Fabless is blameless

The asset-light model is being falsely charged for the global chip shortage.

In the early 2000s, I held a seminar for managers and technical professionals in a European-based semiconductor company. One of the participants had recently moved to a new position in Shenzhen, China. This person impressed everyone by telling us about a company called Taiwan Semiconductor (now TSMC) that was making quite a splash in Asia.

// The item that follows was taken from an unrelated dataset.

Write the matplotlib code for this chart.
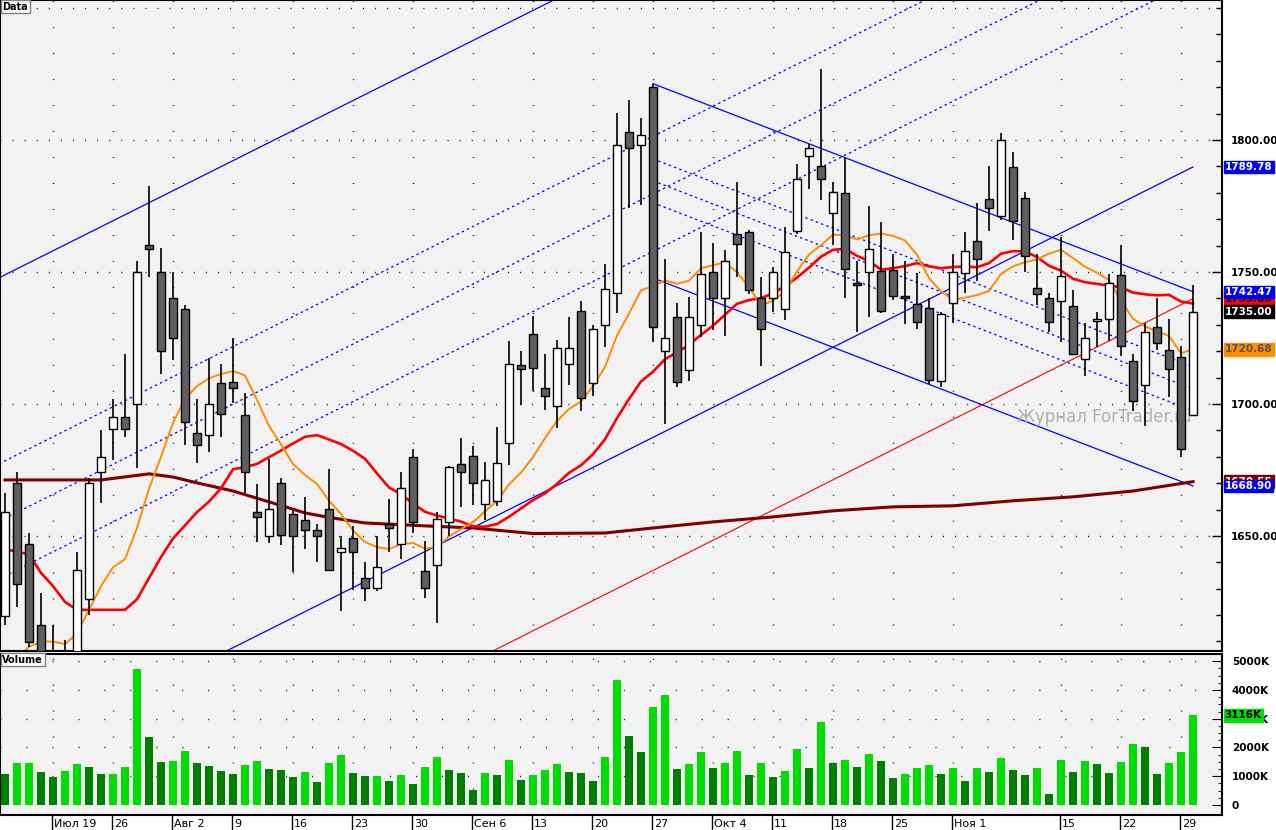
import numpy as np
import pandas as pd
import matplotlib
matplotlib.use("Agg")
import matplotlib.pyplot as plt
from matplotlib.transforms import blended_transform_factory

# --- daily OHLC ---
opens = [1619.7, 1670.1, 1647.0, 1616.3, 1600.0, 1598.0, 1600.0, 1626.1, 1674.2, 1690.5,
         1695.1, 1700.0, 1760.2, 1750.0, 1740.2, 1736.0, 1689.0, 1688.3, 1708.0, 1708.3,
         1695.8, 1659.1, 1650.0, 1670.1, 1658.3, 1655.9, 1652.1, 1660.2, 1643.9, 1649.2,
         1634.1, 1630.3, 1654.5, 1647.0, 1679.7, 1636.7, 1639.0, 1655.3, 1677.3, 1680.3,
         1662.1, 1663.3, 1685.2, 1714.8, 1726.5, 1706.1, 1699.2, 1715.2, 1735.2, 1708.0,
         1729.9, 1742.0, 1803.0, 1798.1, 1820.1, 1720.1, 1733.0, 1712.9, 1729.9, 1750.0,
         1740.2, 1764.4, 1765.2, 1740.2, 1740.2, 1736.0, 1765.5, 1793.9, 1790.2, 1772.3,
         1779.9, 1745.8, 1750.0, 1750.4, 1750.8, 1740.9, 1737.9, 1736.4, 1708.7, 1738.3,
         1749.6, 1761.7, 1777.7, 1771.2, 1789.8, 1778.0, 1743.9, 1740.2, 1739.0, 1737.1,
         1717.0, 1731.4, 1732.2, 1748.9, 1716.3, 1707.2, 1729.2, 1720.5, 1717.8, 1695.8]
highs = [1666.3, 1674.2, 1651.1, 1628.4, 1616.3, 1610.6, 1643.9, 1672.0, 1690.2, 1701.9,
         1718.9, 1754.2, 1782.6, 1759.1, 1750.0, 1737.5, 1701.9, 1717.4, 1715.2, 1725.0,
         1704.2, 1669.7, 1679.2, 1672.0, 1659.5, 1664.8, 1654.5, 1675.4, 1650.0, 1653.8,
         1640.2, 1650.0, 1664.0, 1674.2, 1683.0, 1648.1, 1659.1, 1676.5, 1687.1, 1684.1,
         1678.0, 1691.3, 1723.9, 1720.1, 1733.3, 1718.9, 1724.2, 1732.8, 1739.0, 1730.0,
         1753.0, 1810.2, 1815.2, 1808.3, 1821.0, 1754.9, 1738.3, 1740.5, 1765.2, 1761.0,
         1758.3, 1784.1, 1766.0, 1748.1, 1751.9, 1767.0, 1790.9, 1798.5, 1826.9, 1784.1,
         1793.2, 1754.2, 1775.0, 1768.9, 1756.8, 1754.2, 1749.6, 1740.2, 1734.8, 1756.8,
         1765.2, 1776.1, 1790.2, 1802.7, 1795.5, 1780.3, 1756.8, 1742.0, 1763.3, 1743.2,
         1730.7, 1734.8, 1749.2, 1760.2, 1718.9, 1730.7, 1740.2, 1732.2, 1722.0, 1745.1]
lows = [1616.3, 1623.1, 1608.0, 1595.0, 1590.0, 1592.0, 1597.0, 1620.1, 1662.5, 1678.8,
        1687.5, 1675.8, 1748.1, 1711.4, 1716.7, 1684.5, 1677.7, 1681.8, 1687.5, 1700.4,
        1666.3, 1647.7, 1647.3, 1646.6, 1636.4, 1645.2, 1640.2, 1637.1, 1621.6, 1629.5,
        1625.4, 1629.2, 1643.9, 1641.4, 1651.1, 1626.3, 1617.0, 1650.0, 1661.0, 1661.7,
        1656.1, 1661.5, 1676.9, 1699.6, 1704.9, 1697.7, 1690.9, 1707.2, 1697.3, 1703.0,
        1721.6, 1734.5, 1774.2, 1775.4, 1723.5, 1692.4, 1706.4, 1708.7, 1725.4, 1728.0,
        1725.8, 1748.1, 1741.7, 1714.4, 1734.8, 1731.8, 1764.4, 1781.4, 1777.3, 1760.2,
        1740.2, 1727.3, 1733.0, 1734.5, 1739.4, 1730.3, 1728.4, 1707.6, 1706.4, 1730.7,
        1742.0, 1746.6, 1765.5, 1769.7, 1762.1, 1750.0, 1737.5, 1727.3, 1723.5, 1718.9,
        1710.6, 1721.6, 1723.9, 1718.2, 1697.3, 1691.7, 1720.5, 1702.7, 1679.9, 1695.8]
closes = [1659.1, 1631.8, 1609.8, 1600.0, 1596.0, 1602.0, 1637.0, 1670.1, 1679.9, 1695.1,
          1690.5, 1750.0, 1758.7, 1720.1, 1725.0, 1693.2, 1684.5, 1700.0, 1696.2, 1706.1,
          1674.2, 1657.2, 1660.2, 1650.4, 1650.0, 1652.1, 1649.9, 1637.1, 1645.6, 1643.9,
          1630.3, 1638.1, 1653.0, 1668.2, 1655.3, 1630.3, 1656.4, 1676.0, 1674.2, 1670.1,
          1671.2, 1677.8, 1715.2, 1713.3, 1713.6, 1703.0, 1721.2, 1721.2, 1702.3, 1728.4,
          1743.6, 1798.1, 1797.0, 1801.9, 1729.2, 1725.0, 1708.3, 1733.0, 1749.2, 1740.2,
          1754.2, 1760.6, 1743.2, 1728.4, 1750.0, 1757.6, 1785.2, 1797.0, 1785.2, 1780.3,
          1751.1, 1745.1, 1758.7, 1735.2, 1740.9, 1740.2, 1731.1, 1709.1, 1734.1, 1750.0,
          1758.0, 1754.9, 1774.2, 1800.0, 1769.3, 1756.1, 1741.7, 1731.1, 1748.5, 1718.9,
          1725.0, 1732.2, 1745.8, 1722.0, 1701.1, 1727.3, 1723.1, 1713.3, 1683.0, 1735.0]
volumes_k = [1081, 1465, 1465, 1151, 977, 1186, 1430, 1326, 1081, 1081,
             1326, 4744, 2372, 1500, 1535, 1884, 1465, 1360, 1186, 1081,
             1395, 1535, 1256, 1221, 977, 1151, 802, 1465, 1744, 1116,
             1012, 1012, 837, 1047, 733, 1326, 1674, 1221, 1116, 523,
             1116, 1047, 1570, 872, 1047, 1221, 1430, 1151, 1116, 837,
             1674, 4360, 2407, 1849, 3419, 3837, 1256, 1430, 1849, 1291,
             1465, 1884, 1047, 1465, 977, 1186, 1953, 1291, 2895, 1465,
             1570, 1326, 1779, 1535, 942, 1081, 1291, 1395, 1081, 1291,
             837, 1291, 1151, 1640, 1221, 1047, 1291, 384, 1570, 1151,
             1535, 1430, 1116, 1500, 2128, 2023, 1081, 1465, 1849, 3116]

orange_head = [1600, 1604, 1608, 1610, 1610, 1609, 1613, 1622, 1631]
red_head = [1645, 1644, 1643, 1636, 1631, 1625, 1622, 1622, 1622, 1622,
            1622, 1626, 1634, 1642, 1649, 1654, 1659, 1663, 1668]
maroon_idx = [0, 8, 12, 14, 16, 19, 22, 25, 27, 30, 35, 39, 44, 50, 54, 59, 64, 69, 74, 79, 84, 89, 94, 99]
maroon_val = [1671.2, 1671.2, 1673.5, 1672.3, 1670.1, 1667.0, 1662.9, 1658.7, 1657.0, 1654.9,
              1653.8, 1653.0, 1650.9, 1651.1, 1653.0, 1655.3, 1657.2, 1659.5, 1661.0, 1661.4,
              1663.3, 1664.8, 1667.0, 1670.55]

# trend channels (bar index anchors, prices)
up_center = [-0.5, 99]
up_center_p = [1655.5, 1882.0]
up_offsets = [92.25, 21.8, 0.0, -21.8, -92.25]
red_line_i = [40, 99]
red_line_p = [1604.9, 1739.85]
dn_center = [54, 99]
dn_center_p = [1784.5, 1705.7]
dn_offsets = [36.8, 8.3, 0.0, -8.3, -36.8]

date_idx = [4, 9, 14, 19, 24, 29, 34, 39, 44, 49, 54, 59, 64, 69, 74, 79, 88, 93, 98]
date_lbl = ["Июл 19", "26", "Авг 2", "9", "16", "23", "30", "Сен 6", "13", "20", "27",
            "Окт 4", "11", "18", "25", "Ноя 1", "15", "22", "29"]

o, h, l, c = map(np.array, (opens, highs, lows, closes))
n = len(c)
x = np.arange(n)
cs = pd.Series(c)
orange = cs.rolling(10).mean().to_numpy()
orange[:9] = orange_head
red = cs.rolling(20).mean().to_numpy()
red[:19] = red_head

W, H = 1276, 830
fig = plt.figure(figsize=(W / 100, H / 100), dpi=100, facecolor="white")
ax = fig.add_axes([0, (H - 651) / H, 1222 / W, 651 / H], facecolor="#f2f2f2")
axv = fig.add_axes([0, (H - 815) / H, 1222 / W, 161 / H], facecolor="#f2f2f2")
xlim = (-5 / 12, 1217 / 12)
for a in (ax, axv):
    a.set_xlim(*xlim)
    for s in a.spines.values():
        s.set_linewidth(1.5)
ax.set_ylim(1606.4, 1853.0)
axv.set_ylim(-348, 5226)

# grids
for i in date_idx:
    ax.axvline(i, color="black", lw=1, ls=(0, (0.7, 18)), zorder=0)
    axv.axvline(i, color="black", lw=1, ls=(0, (0.7, 18)), zorder=0)
for p in range(1650, 1851, 50):
    ax.axhline(p, color="black", lw=1, ls=(0, (0.7, 8)), zorder=0)
for v in range(1000, 6000, 1000):
    axv.axhline(v, color="black", lw=1, ls=(0, (0.7, 18)), zorder=0)

# channels
ci = np.array(up_center)
for off in up_offsets:
    ls = "-" if abs(off) > 50 else (0, (2, 2.5))
    ax.plot(ci, np.array(up_center_p) - off, color="#0000ff", lw=0.9, ls=ls, zorder=1)
ax.plot(red_line_i, red_line_p, color="#ff0000", lw=0.8, zorder=1)
di = np.array(dn_center)
for off in dn_offsets:
    ls = "-" if abs(off) > 20 else (0, (2, 2.5))
    ax.plot(di, np.array(dn_center_p) + off, color="#0000ff", lw=0.9, ls=ls, zorder=1)

# moving averages
ax.plot(maroon_idx, maroon_val, color="#800000", lw=2.2, zorder=2)
ax.plot(x, red, color="#ff0000", lw=1.9, zorder=2)
ax.plot(x, orange, color="#ff8c00", lw=1.4, zorder=2)

# candles
up = c >= o
ax.vlines(x, l, h, color="black", lw=1.2, zorder=3)
body_lo = np.minimum(o, c)
body_h = np.maximum(np.abs(c - o), 0.6)
ax.bar(x, body_h, bottom=body_lo, width=0.67,
       color=np.where(up, "white", "#5f5f5f"), edgecolor="black", linewidth=1, zorder=4)

# volume
vol = np.array(volumes_k)
rising = np.r_[False, vol[1:] >= vol[:-1]]
axv.bar(x, vol, width=0.6, color=np.where(rising, "#00dd00", "#008000"), zorder=2)

# axes ticks
ax.yaxis.tick_right()
ax.set_yticks([1650, 1700, 1750, 1800])
ax.set_yticks(np.arange(1610, 1860, 10), minor=True)
ax.set_yticklabels(["1650.00", "1700.00", "1750.00", "1800.00"], fontsize=7.5, fontweight="bold")
ax.tick_params(axis="y", which="major", direction="in", length=7, pad=6, width=1)
ax.tick_params(axis="y", which="minor", direction="in", length=4, width=1)
ax.set_xticks([])
axv.yaxis.tick_right()
axv.set_yticks(range(0, 6000, 1000))
axv.set_yticklabels(["0"] + [f"{k}000K" for k in range(1, 6)], fontsize=7.5, fontweight="bold")
axv.set_yticks(range(0, 5500, 250), minor=True)
axv.tick_params(axis="y", which="major", direction="in", length=7, pad=7)
axv.tick_params(axis="y", which="minor", direction="in", length=3)
axv.set_xticks(np.array(date_idx) - 0.05)
axv.set_xticklabels([])
axv.tick_params(axis="x", direction="out", length=11, width=1)
tr = blended_transform_factory(axv.transData, axv.transAxes)
for i, s in zip(date_idx, date_lbl):
    axv.text(i + 0.1, -0.025, s, transform=tr, ha="left", va="top", fontsize=8)

# right-side value boxes
def tag(a, val, txt, bg, fg):
    a.annotate(txt, xy=(1.0, val), xycoords=("axes fraction", "data"), xytext=(2, 0),
               textcoords="offset points", ha="left", va="center", fontsize=7.5,
               fontweight="bold", color=fg, annotation_clip=False,
               bbox=dict(boxstyle="square,pad=0.12", fc=bg, ec=bg))

tag(ax, 1789.78, "1789.78", "#0000ff", "white")
tag(ax, 1670.55, "1670.55", "#800000", "white")
tag(ax, 1668.90, "1668.90", "#0000ff", "white")
tag(ax, 1720.68, "1720.68", "#ff8c00", "#555555")
tag(ax, 1739.85, "1739.85", "#ff0000", "black")
tag(ax, 1742.47, "1742.47", "#0000ff", "white")
tag(ax, 1735.00, "1735.00", "black", "white")
tag(axv, volumes_k[-1], f"{volumes_k[-1]}K", "#00dd00", "black")

# panel labels and watermark
ax.text(0.002, 0.997, "Data", transform=ax.transAxes, ha="left", va="top", fontsize=7,
        fontweight="bold", bbox=dict(boxstyle="square,pad=0.15", fc="white", ec="gray"))
axv.text(0.002, 0.995, "Volume", transform=axv.transAxes, ha="left", va="top", fontsize=7,
         fontweight="bold", bbox=dict(boxstyle="square,pad=0.15", fc="white", ec="gray"))
ax.text(0.975, 0.36, "Журнал ForTrader.ru", transform=ax.transAxes, ha="right", va="center",
        fontsize=12, color="#b0b0b0", zorder=1)

fig.savefig("out.png", dpi=100, facecolor="white")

He explained to the class its business model of being a semiconductor foundry that made chips to order for computer chip design companies. Arguably, this was the first example of the ‘asset-light’ approach in the semiconductor industry. Before the advent of TSMC, chip design firms made their own chips. Outsourcing the manufacturing to independent suppliers was unheard of. After all, doesn’t one have to make chips to be a bona fide semiconductor company? One of the seminar attendees raised a concern. Since the wafer fabrication facilities – ‘fabs’ in computer parlance – were in Taiwan, wouldn’t there be a risk of earthquakes disrupting the supply?

Having another company make the capital investment in heavy fixed assets has proved too compelling for chip designers to pass up

The financial attraction of having another company make the capital investment in heavy fixed assets has proved too compelling for chip designers to pass up. Twenty years ago, constructing a greenfield fab required an investment of $3-4bn.

Today, it can cost three to five times that amount. Small wonder that computer companies such as Qualcomm – which outsources its entire production of chips – are called ‘fabless’ companies.

Yet concerns about the potential for disruption have been borne out by recent events. Chip shortages have caused supply chain disruptions in automobiles, consumer electronics and even household appliances. In the US, supply chain woes have been exacerbated by the fact that most of these chips are made in Asia. Asian governments typically took a more hawkish stance on Covid, resulting in labour shortages across the region, just as global demand for computers spiked as more people chose – or were forced – to work from home. All these points raise the question of whether the asset-light business model pioneered by TSMC has much to do with this situation.

To my mind, the answer is ‘no’. In executing the asset-light strategy, a computer chip company that wishes to reduce its long-term capital commitment to multibillion dollar investments in fabs must find companies that are both willing to make that capital commitment, and have the technical expertise to run its operations. Asian governments provide subsidies and incentives for the building of new fabs. Moreover, companies such as TSMC and other Asian – and non-Asian – chip companies have access to a ready supply of technical workers to run their Asian operations. As a result, the proportion of total global computer chip manufacturing output located in the United States fell from 37% in 1990 to 12% in 2020.

The asset-light model per se is largely blameless for the chip shortages and subsequent supply-chain disruptions. Rather, it is the manifold benefits offered by manufacturing in Asia that resulted in the mass offshoring of the US industry to that region. The answer is not to abandon asset-light – but for the United States to level the playing field by incentivizing third-party suppliers to locate in the US. Perhaps help is at hand. A major goal of US Congress’s recently passed and signed CHIPS and Science Act of 2022 is to make the world’s biggest economy ‘asset-lighter’, while encouraging supply chains inside its own borders.

The chip shortage was caused by a combination of powerful incentives and Covid restrictions. Asset-light was a red herring.

Phil Young is an MBA professor and corporate education consultant and instructor.